Kate Alcott on THE DRESSMAKER

Posted by editor

the dressmaker.JPGKate Alcott.jpegKate Alcott was a reporter covering politics in Washington D.C., where she and her husband still live. Here, she talks about her inspiration to write The Dressmaker, her new novel.

I’ve been mesmerized for years by the tragedy of the Titanic. And I’m not alone. This year marks the 100th anniversary of its sinking, and major commemorations are in the works, including an ABC television mini-series set to air on April 14-15. A ship will sail from New York to the location where the Titanic went down and wreaths will be placed on the sea in memory of all who lost their lives. Many other commemorations are scheduled – dinners, concerts and exhibits. The world has not forgotten the Titanic.

 

I wondered, when I started The Dressmaker, could I tell a fresh story --- giving readers a new perspective on the tragedy? If not, I shouldn’t even try.

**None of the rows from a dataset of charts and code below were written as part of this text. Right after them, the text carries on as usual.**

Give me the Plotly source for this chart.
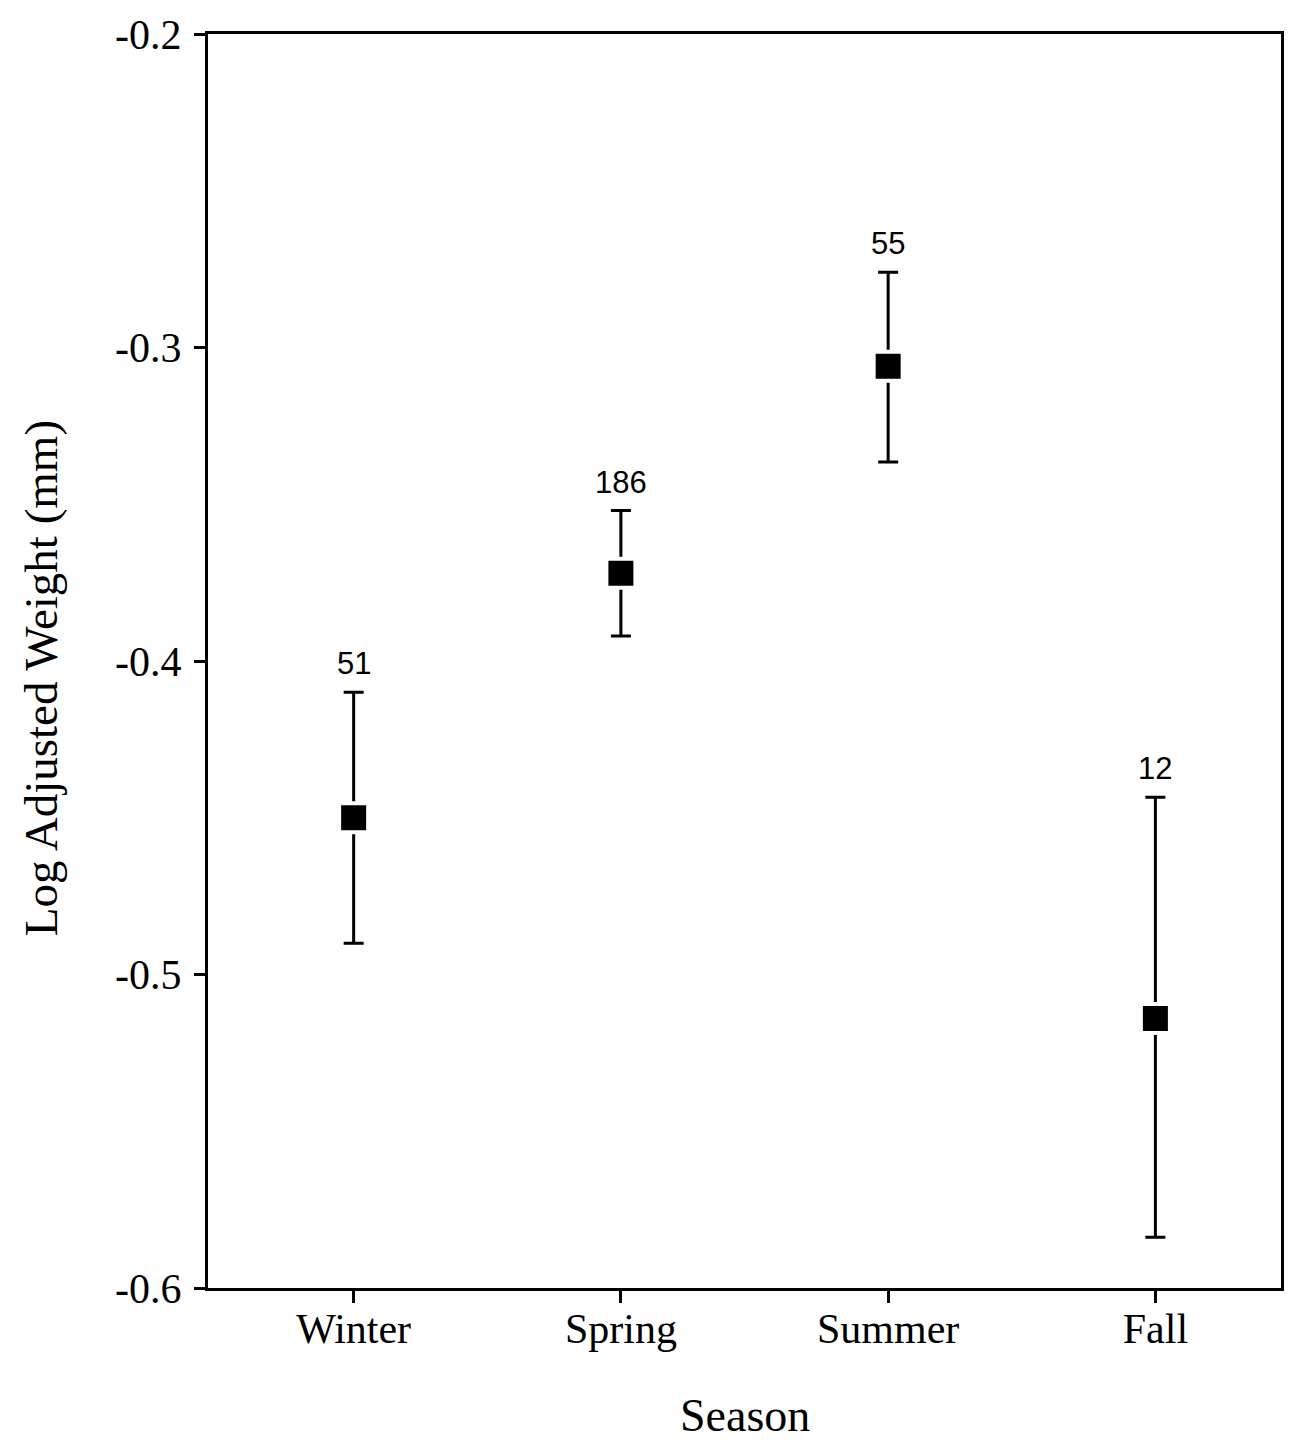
import plotly.graph_objects as go

seasons = ["Winter", "Spring", "Summer", "Fall"]
means = [-0.450, -0.372, -0.306, -0.514]
upper = [-0.410, -0.352, -0.276, -0.4435]
lower = [-0.490, -0.392, -0.3365, -0.5838]
counts = ["51", "186", "55", "12"]
y_ticks = [-0.6, -0.5, -0.4, -0.3, -0.2]
y_tick_text = ["-0.6", "-0.5", "-0.4", "-0.3", "-0.2"]

xpos = list(range(len(seasons)))
err_plus = [u - m for u, m in zip(upper, means)]
err_minus = [m - l for m, l in zip(means, lower)]

serif = "Liberation Serif, Times New Roman, serif"
sans = "Liberation Sans, Arial, sans-serif"

fig = go.Figure()
fig.add_trace(go.Scatter(
    x=xpos, y=means, mode="markers",
    marker=dict(symbol="square", size=29, color="black",
                line=dict(color="white", width=4)),
    error_y=dict(type="data", symmetric=False, array=err_plus,
                 arrayminus=err_minus, color="black", thickness=3, width=10),
    showlegend=False,
))

for x, u, c in zip(xpos, upper, counts):
    fig.add_annotation(x=x, y=u, text=c, showarrow=False, yanchor="bottom",
                       yshift=9, font=dict(family=sans, size=31, color="black"))

fig.add_annotation(xref="paper", yref="paper", x=-0.156, y=0.486, text="Log Adjusted Weight (mm)",
                   textangle=-90, showarrow=False, xanchor="center", yanchor="middle",
                   font=dict(family=serif, size=47, color="black"))
fig.add_annotation(xref="paper", yref="paper", x=0.5, y=-0.102, text="Season",
                   showarrow=False, xanchor="center", yanchor="middle",
                   font=dict(family=serif, size=46, color="black"))

fig.update_xaxes(range=[-0.545, 3.470], tickvals=xpos, ticktext=seasons,
                 ticks="outside", ticklen=12, tickwidth=3, tickcolor="black",
                 ticklabelstandoff=-10,
                 showline=True, linewidth=3, linecolor="black", mirror=True,
                 showgrid=False, zeroline=False,
                 tickfont=dict(family=serif, size=42, color="black"))
fig.update_yaxes(range=[-0.6, -0.2], tickvals=y_ticks, ticktext=y_tick_text,
                 ticks="outside", ticklen=11, tickwidth=3, tickcolor="black",
                 ticklabelstandoff=4,
                 showline=True, linewidth=3, linecolor="black", mirror=True,
                 showgrid=False, zeroline=False,
                 tickfont=dict(family=serif, size=42, color="black"))

fig.update_layout(width=1296, height=1440,
                  margin=dict(l=208, r=13, t=29, b=152),
                  plot_bgcolor="white", paper_bgcolor="white")

fig.write_html("out.html", config={"displayModeBar": False},
               post_script="document.body.style.margin='0';")
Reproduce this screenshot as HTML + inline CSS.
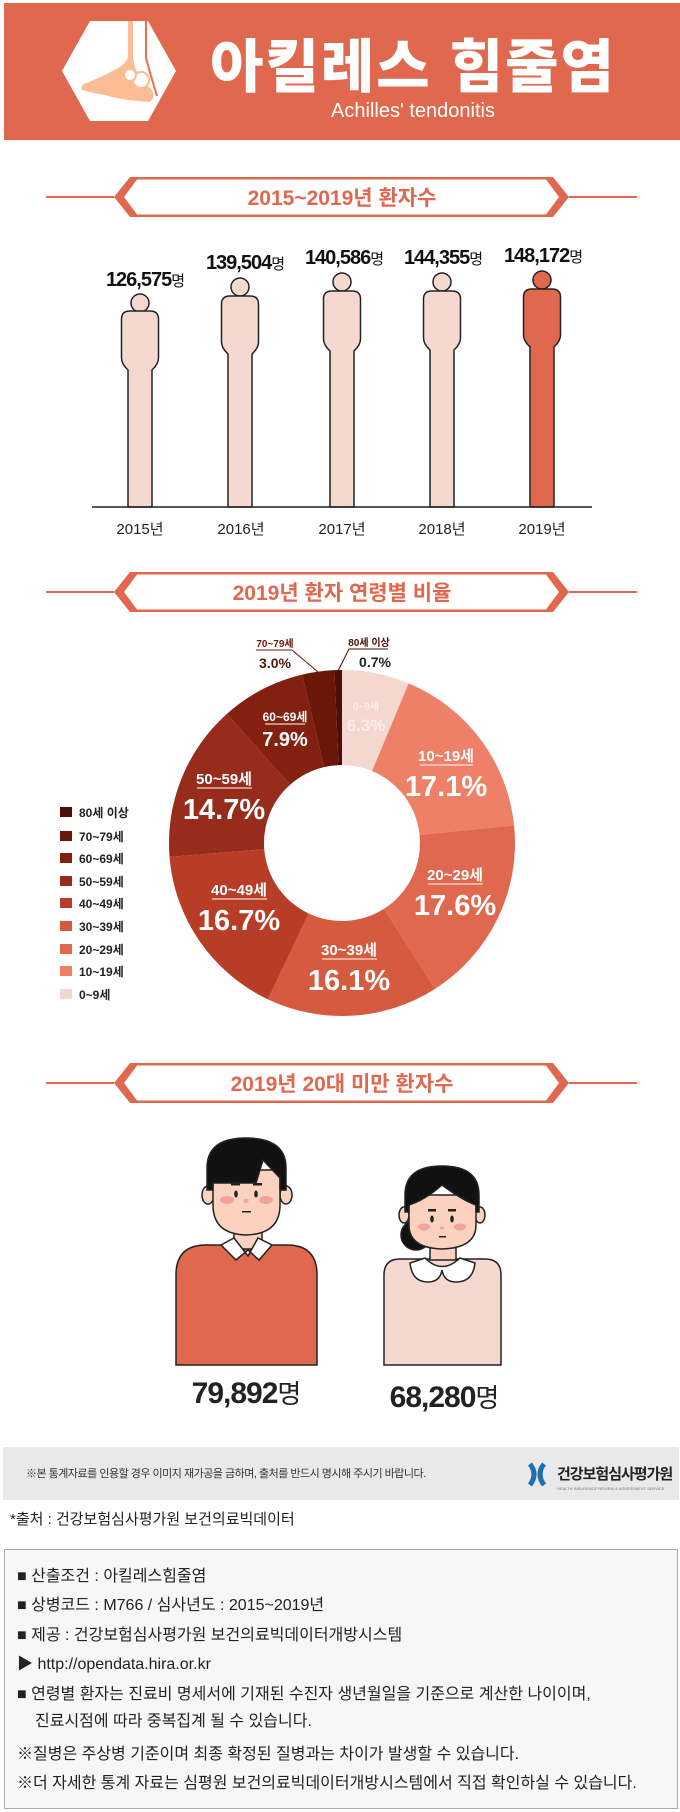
<!DOCTYPE html>
<html><head><meta charset="utf-8"><style>
html,body{margin:0;padding:0;background:#fff;}
svg{display:block;}
text{font-family:"Liberation Sans","Noto Sans CJK KR",sans-serif;}
</style></head><body>
<svg width="680" height="1812" viewBox="0 0 680 1812" xmlns="http://www.w3.org/2000/svg">
<defs>
<g id="banner">
<line x1="46" y1="0" x2="114" y2="0" stroke="#e0684e" stroke-width="2"/>
<line x1="569" y1="0" x2="637" y2="0" stroke="#e0684e" stroke-width="2"/>
<polygon points="114,0 130,-20 553,-20 569,0 553,20 130,20" fill="#e0684e"/>
<polygon points="124,0 137,-17.5 546,-17.5 559,0 546,17.5 137,17.5" fill="#fff"/>
</g>
</defs>
<!-- header -->
<rect x="4" y="3" width="676" height="137" fill="#e0684e"/>
<polygon points="62,71 90,21 148,21 176,71 148,121 90,121" fill="#fff"/>
<path d="M133,21 V58 Q136,78 150,88 Q157,96 150,102 Q120,100 105,95 Q92,93 82,90 H82 Q80,86 84,84 Q100,78 118,68 Q128,62 128,55 V21 Z" fill="#fdbd94"/>
<path d="M146,21 V58 Q152,80 157,96" fill="none" stroke="#f26b4b" stroke-width="2"/>
<circle cx="141" cy="80" r="8" fill="#fff" stroke="#fdbd94" stroke-width="2"/>
<circle cx="130" cy="75" r="6" fill="#fff" stroke="#fdbd94" stroke-width="2"/>
<text x="413" y="87" text-anchor="middle" font-size="58" font-weight="900" fill="#fff" letter-spacing="2">아킬레스 힘줄염</text>
<text x="413" y="117" text-anchor="middle" font-size="20" fill="#fff">Achilles' tendonitis</text>

<!-- section 1 -->
<use href="#banner" transform="translate(0,197)"/>
<text x="342" y="205" text-anchor="middle" font-size="21" font-weight="bold" fill="#e0684e">2015~2019년 환자수</text>

<g stroke="#222" stroke-width="1.5">
<circle cx="140" cy="303" r="9" fill="#f5d9d1"/>
<path d="M128,507 V370 Q121.5,364 121.5,358 V319 Q121.5,311 130,311 H150 Q158.5,311 158.5,319 V358 Q158.5,364 152,370 V507 Z" fill="#f5d9d1"/>
<circle cx="240" cy="287" r="9" fill="#f5d9d1"/>
<path d="M228,507 V354 Q221.5,348 221.5,342 V304 Q221.5,296 230,296 H250 Q258.5,296 258.5,304 V342 Q258.5,348 252,354 V507 Z" fill="#f5d9d1"/>
<circle cx="342" cy="282" r="9" fill="#f5d9d1"/>
<path d="M330,507 V351 Q323.5,345 323.5,339 V299 Q323.5,291 332,291 H352 Q360.5,291 360.5,299 V339 Q360.5,345 354,351 V507 Z" fill="#f5d9d1"/>
<circle cx="442" cy="282" r="9" fill="#f5d9d1"/>
<path d="M430,507 V350 Q423.5,344 423.5,338 V299 Q423.5,291 432,291 H452 Q460.5,291 460.5,299 V338 Q460.5,344 454,350 V507 Z" fill="#f5d9d1"/>
<circle cx="542" cy="280" r="9" fill="#e0684e"/>
<path d="M530,507 V347 Q523.5,341 523.5,335 V297 Q523.5,289 532,289 H552 Q560.5,289 560.5,297 V335 Q560.5,341 554,347 V507 Z" fill="#e0684e"/>
</g>
<line x1="92" y1="507" x2="592" y2="507" stroke="#222" stroke-width="1.5"/>
<g font-size="20" font-weight="bold" fill="#111" text-anchor="middle" letter-spacing="-1">
<text x="145" y="286">126,575<tspan font-size="15" font-weight="normal">명</tspan></text>
<text x="245" y="269">139,504<tspan font-size="15" font-weight="normal">명</tspan></text>
<text x="344" y="264">140,586<tspan font-size="15" font-weight="normal">명</tspan></text>
<text x="443" y="264">144,355<tspan font-size="15" font-weight="normal">명</tspan></text>
<text x="543" y="262">148,172<tspan font-size="15" font-weight="normal">명</tspan></text>
</g>
<g font-size="15" fill="#222" text-anchor="middle">
<text x="140" y="534">2015년</text><text x="241" y="534">2016년</text><text x="342" y="534">2017년</text><text x="442" y="534">2018년</text><text x="542" y="534">2019년</text>
</g>

<!-- section 2 -->
<use href="#banner" transform="translate(0,592)"/>
<text x="342" y="600" text-anchor="middle" font-size="21" font-weight="bold" fill="#e0684e">2019년 환자 연령별 비율</text>

<path d="M342,670 A173,173 0 0 1 408.66,683.36 L372.05,771.02 A78,78 0 0 0 342,765 Z" fill="#f4d8d0"/>
<path d="M408.66,683.36 A173,173 0 0 1 514.10,825.39 L419.59,835.06 A78,78 0 0 0 372.05,771.02 Z" fill="#ee8068"/>
<path d="M514.10,825.39 A173,173 0 0 1 435.09,988.82 L383.97,908.75 A78,78 0 0 0 419.59,835.06 Z" fill="#e0684e"/>
<path d="M435.09,988.82 A173,173 0 0 1 267.90,999.32 L308.59,913.48 A78,78 0 0 0 383.97,908.75 Z" fill="#d65a3f"/>
<path d="M267.90,999.32 A173,173 0 0 1 169.55,856.82 L264.25,849.23 A78,78 0 0 0 308.59,913.48 Z" fill="#b83d27"/>
<path d="M169.55,856.82 A173,173 0 0 1 226.89,713.86 L290.10,784.77 A78,78 0 0 0 264.25,849.23 Z" fill="#972c1c"/>
<path d="M226.89,713.86 A173,173 0 0 1 302.21,674.64 L324.06,767.09 A78,78 0 0 0 290.10,784.77 Z" fill="#83200f"/>
<path d="M302.21,674.64 A173,173 0 0 1 334.42,670.17 L338.58,765.08 A78,78 0 0 0 324.06,767.09 Z" fill="#6a1709"/>
<path d="M334.42,670.17 A173,173 0 0 1 342,670 L342,765 A78,78 0 0 0 338.58,765.08 Z" fill="#4a0f06"/>

<path d="M256,650 H292 L318,672" fill="none" stroke="#6a1709" stroke-width="1"/>
<path d="M388,649 H349 L338,671" fill="none" stroke="#4a0f06" stroke-width="1"/>
<g text-anchor="middle" font-weight="bold">
<text x="275" y="647" font-size="10" fill="#6a1709">70~79세</text>
<text x="275" y="668" font-size="14" fill="#4a1a10">3.0%</text>
<text x="369" y="646" font-size="10" fill="#4a0f06">80세 이상</text>
<text x="375" y="667" font-size="14" fill="#222">0.7%</text>
<g fill="#fff">
<text x="366" y="710" font-size="10" fill="#fbeee9">0~9세</text>
<text x="366" y="731" font-size="17" fill="#fbeee9">6.3%</text>
<text x="446" y="761" font-size="15">10~19세</text><line x1="420" y1="765" x2="473" y2="765" stroke="#fff"/>
<text x="446" y="796" font-size="29">17.1%</text>
<text x="455" y="880" font-size="15">20~29세</text><line x1="428" y1="884" x2="483" y2="884" stroke="#fff"/>
<text x="455" y="915" font-size="29">17.6%</text>
<text x="349" y="955" font-size="15">30~39세</text><line x1="322" y1="959" x2="377" y2="959" stroke="#fff"/>
<text x="349" y="990" font-size="29">16.1%</text>
<text x="239" y="895" font-size="15">40~49세</text><line x1="212" y1="899" x2="267" y2="899" stroke="#fff"/>
<text x="239" y="930" font-size="29">16.7%</text>
<text x="224" y="784" font-size="15">50~59세</text><line x1="197" y1="788" x2="252" y2="788" stroke="#fff"/>
<text x="224" y="819" font-size="29">14.7%</text>
<text x="285" y="721" font-size="12">60~69세</text><line x1="265" y1="724" x2="305" y2="724" stroke="#fff"/>
<text x="285" y="746" font-size="20">7.9%</text>
</g></g>

<g font-size="12" font-weight="bold" fill="#222">
<rect x="60" y="807" width="12" height="10" fill="#4a0f06"/><text x="79" y="817">80세 이상</text>
<rect x="60" y="831" width="12" height="10" fill="#6a1709"/><text x="79" y="841">70~79세</text>
<rect x="60" y="853" width="12" height="10" fill="#83200f"/><text x="79" y="863">60~69세</text>
<rect x="60" y="876" width="12" height="10" fill="#972c1c"/><text x="79" y="886">50~59세</text>
<rect x="60" y="898" width="12" height="10" fill="#b83d27"/><text x="79" y="908">40~49세</text>
<rect x="60" y="921" width="12" height="10" fill="#d65a3f"/><text x="79" y="931">30~39세</text>
<rect x="60" y="944" width="12" height="10" fill="#e0684e"/><text x="79" y="954">20~29세</text>
<rect x="60" y="966" width="12" height="10" fill="#ee8068"/><text x="79" y="976">10~19세</text>
<rect x="60" y="989" width="12" height="10" fill="#f4d8d0"/><text x="79" y="999">0~9세</text>
</g>

<!-- section 3 -->
<use href="#banner" transform="translate(0,1083)"/>
<text x="342" y="1091" text-anchor="middle" font-size="21" font-weight="bold" fill="#e0684e">2019년 20대 미만 환자수</text>

<g stroke="#222" stroke-width="1.5">
<path d="M176,1365 V1275 Q176,1245 206,1245 H287 Q317,1245 317,1275 V1365 Z" fill="#e0684e"/>
<rect x="234" y="1225" width="28" height="24" fill="#fbd1bf"/>
<path d="M221,1245 L234,1238 L248,1256 L258,1238 L272,1245 L259,1260 L248,1250 L236,1260 Z" fill="#fff"/>
<ellipse cx="208" cy="1195" rx="6" ry="9" fill="#fbd1bf"/>
<ellipse cx="286" cy="1195" rx="6" ry="9" fill="#fbd1bf"/>
<path d="M213,1170 V1205 Q213,1234 246,1235 Q280,1234 280,1205 V1170 Z" fill="#fbd1bf"/>
<path d="M207,1190 V1168 Q207,1138 246,1138 Q286,1138 286,1168 V1190 H280 V1178 L263,1160 L256,1183 H213 V1190 Z" fill="#111"/>
<path d="M384,1365 V1275 Q384,1259 400,1259 H485 Q501,1259 501,1275 V1365 Z" fill="#f5d9d1"/>
<rect x="430" y="1240" width="26" height="20" fill="#fbd1bf"/>
<circle cx="416" cy="1235" r="15" fill="#111"/>
<ellipse cx="404" cy="1215" rx="5" ry="8" fill="#fbd1bf"/>
<ellipse cx="480" cy="1215" rx="5" ry="8" fill="#fbd1bf"/>
<path d="M409,1195 V1225 Q409,1248 442,1249 Q476,1248 476,1225 V1195 Z" fill="#fbd1bf"/>
<path d="M405,1212 V1195 Q405,1166 442,1166 Q479,1166 479,1195 V1212 H476 V1205 Q462,1200 442,1185 Q425,1200 409,1205 V1212 Z" fill="#111"/>
<path d="M410,1263 Q412,1282 428,1282 Q440,1282 442,1270 Q444,1282 456,1282 Q473,1282 475,1263 L460,1258 Q442,1275 425,1258 Z" fill="#fff"/>
</g>
<g fill="#222">
<rect x="231" y="1183" width="9" height="2.5"/><rect x="253" y="1183" width="9" height="2.5"/>
<ellipse cx="236" cy="1194" rx="1.8" ry="3.5"/><ellipse cx="256" cy="1194" rx="1.8" ry="3.5"/>
<rect x="242" y="1211" width="9" height="1.5"/>
<rect x="428" y="1209" width="8" height="2.5"/><rect x="448" y="1209" width="8" height="2.5"/>
<ellipse cx="432" cy="1219" rx="1.8" ry="3.5"/><ellipse cx="452" cy="1219" rx="1.8" ry="3.5"/>
<rect x="439" y="1236" width="7" height="1.5"/>
</g>
<g fill="#ee9a94" opacity="0.8">
<ellipse cx="227" cy="1200" rx="7" ry="4"/><ellipse cx="266" cy="1200" rx="7" ry="4"/>
<ellipse cx="246" cy="1201" rx="2.5" ry="2"/>
<ellipse cx="424" cy="1227" rx="6" ry="3.5"/><ellipse cx="460" cy="1227" rx="6" ry="3.5"/>
<ellipse cx="442" cy="1228" rx="2" ry="1.5"/>
</g>
<g font-size="30" font-weight="bold" fill="#222" text-anchor="middle" letter-spacing="-1">
<text x="246" y="1403">79,892<tspan font-size="26" font-weight="normal">명</tspan></text>
<text x="444" y="1407">68,280<tspan font-size="26" font-weight="normal">명</tspan></text>
</g>

<rect x="3" y="1447" width="676" height="53" fill="#e9e9e9"/>
<text x="26" y="1477" font-size="11" fill="#333" letter-spacing="-0.5">※본 통계자료를 인용할 경우 이미지 재가공을 금하며, 출처를 반드시 명시해 주시기 바랍니다.</text>
<path d="M530,1464 Q538,1474 530,1485 M544,1464 Q536,1474 544,1485" stroke="#1c6fb3" stroke-width="5" fill="none"/>
<text x="557" y="1479" font-size="15" font-weight="bold" fill="#222" letter-spacing="-1">건강보험심사평가원</text>
<text x="557" y="1490" font-size="4" fill="#777">HEALTH INSURANCE REVIEW &amp; ASSESSMENT SERVICE</text>
<text x="10" y="1524" font-size="15" fill="#222">*출처 : 건강보험심사평가원 보건의료빅데이터</text>

<rect x="4.5" y="1549.5" width="673" height="259" fill="#f7f7f7" stroke="#aaa"/>
<g font-size="16" fill="#222">
<text x="17" y="1581">■ 산출조건 : 아킬레스힘줄염</text>
<text x="17" y="1610">■ 상병코드 : M766 / 심사년도 : 2015~2019년</text>
<text x="17" y="1640">■ 제공 : 건강보험심사평가원 보건의료빅데이터개방시스템</text>
<text x="17" y="1669">▶ http://opendata.hira.or.kr</text>
<text x="17" y="1699">■ 연령별 환자는 진료비 명세서에 기재된 수진자 생년월일을 기준으로 계산한 나이이며,</text>
<text x="35" y="1726">진료시점에 따라 중복집계 될 수 있습니다.</text>
<text x="17" y="1759">※질병은 주상병 기준이며 최종 확정된 질병과는 차이가 발생할 수 있습니다.</text>
<text x="17" y="1788">※더 자세한 통계 자료는 심평원 보건의료빅데이터개방시스템에서 직접 확인하실 수 있습니다.</text>
</g>
</svg>
</body></html>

Yet one question kept hammering in my head: what happened after the sinking? Some 1,500 people died on that ship, but over 700 survived. For them, there were the painful U.S. Senate hearings to endure. And surely many of them questioned themselves. Had they done the right thing in those last frightful moments? Could they live with their choices? Who was brave, who was cowardly? Where, ultimately, did the blame for such a disaster lie?

Yes, the aftermath. That’s what I wanted to explore.

First I had to pluck from the ranks of all these once-living people someone whose story could frame my book. I read everything I could about the Titanic, including the transcripts of the hearings, both those held in the United States and those held in Britain. That’s when these people truly came alive for me. And that’s when one woman began to fascinate me --- a woman who was then the most famous designer of couture in the world: Lady Lucile Duff Gordon.

The more I read, the more I wondered about her. I explored books about her life, poured over photographs and drawings of the gorgeous gowns she designed for wealthy and celebrated women on two continents. Her style was imperious and her talent remarkable. But the shadows around her controversial behavior after the ship sank quickly clouded her reputation. How ironic that now, one hundred years later, so few even know her name or who she was. She would be the fulcrum around which my tale would revolve.

Yet who would provide the heart? I found the answer quickly; all I had to do was remember a vivid story told to me in childhood.

Years ago, a young restive woman yearning to break out of her life as a servant caught a glimpse of herself in the mirror of her employer’s home and was appalled at what she saw. There she was, arms filled with laundry, staring at herself in her uniform and starched housemaid cap. She took the cap, threw it at the mirror and marched down to the docks that day to book passage to America.

Does this sound like Tess Collins, my heroine in The Dressmaker? Yes, but it isn’t.

That young servant girl was my mother. I was enthralled when she first told me her story. I could only try to imagine what a mixture of fear and courage it had taken to forsake everything she knew in order to reach for a new and better life. She gave me a template for building a character, one who would survive a terrible tragedy and build her life from there.

And then I met Pinky Wade, a character who tumbled onto the page in one take. Not many women were journalists in 1912, but young women already had a role model, and that was Nellie Bly, the intrepid reporter who became famous for retracing the path of Jules Vernes’ Around the World in Eighty Days. Pinky is cut from that cloth. Through her eyes, I could see and feel the almost hysterical press coverage that followed the Titanic sinking. And because I have been a reporter myself, I know how it feels to muster bravado and argue my way into places I’m not supposed to be, and to write furiously to make newspaper deadlines. Pinky and I were friends immediately.

These were the three women around whom I built The Dressmaker, with each one giving insight into what happened after the Titanic went down. In this time of commemoration, my hope is that readers will be drawn by my story to explore and imagine a whole side of the Titanic story that is rarely told.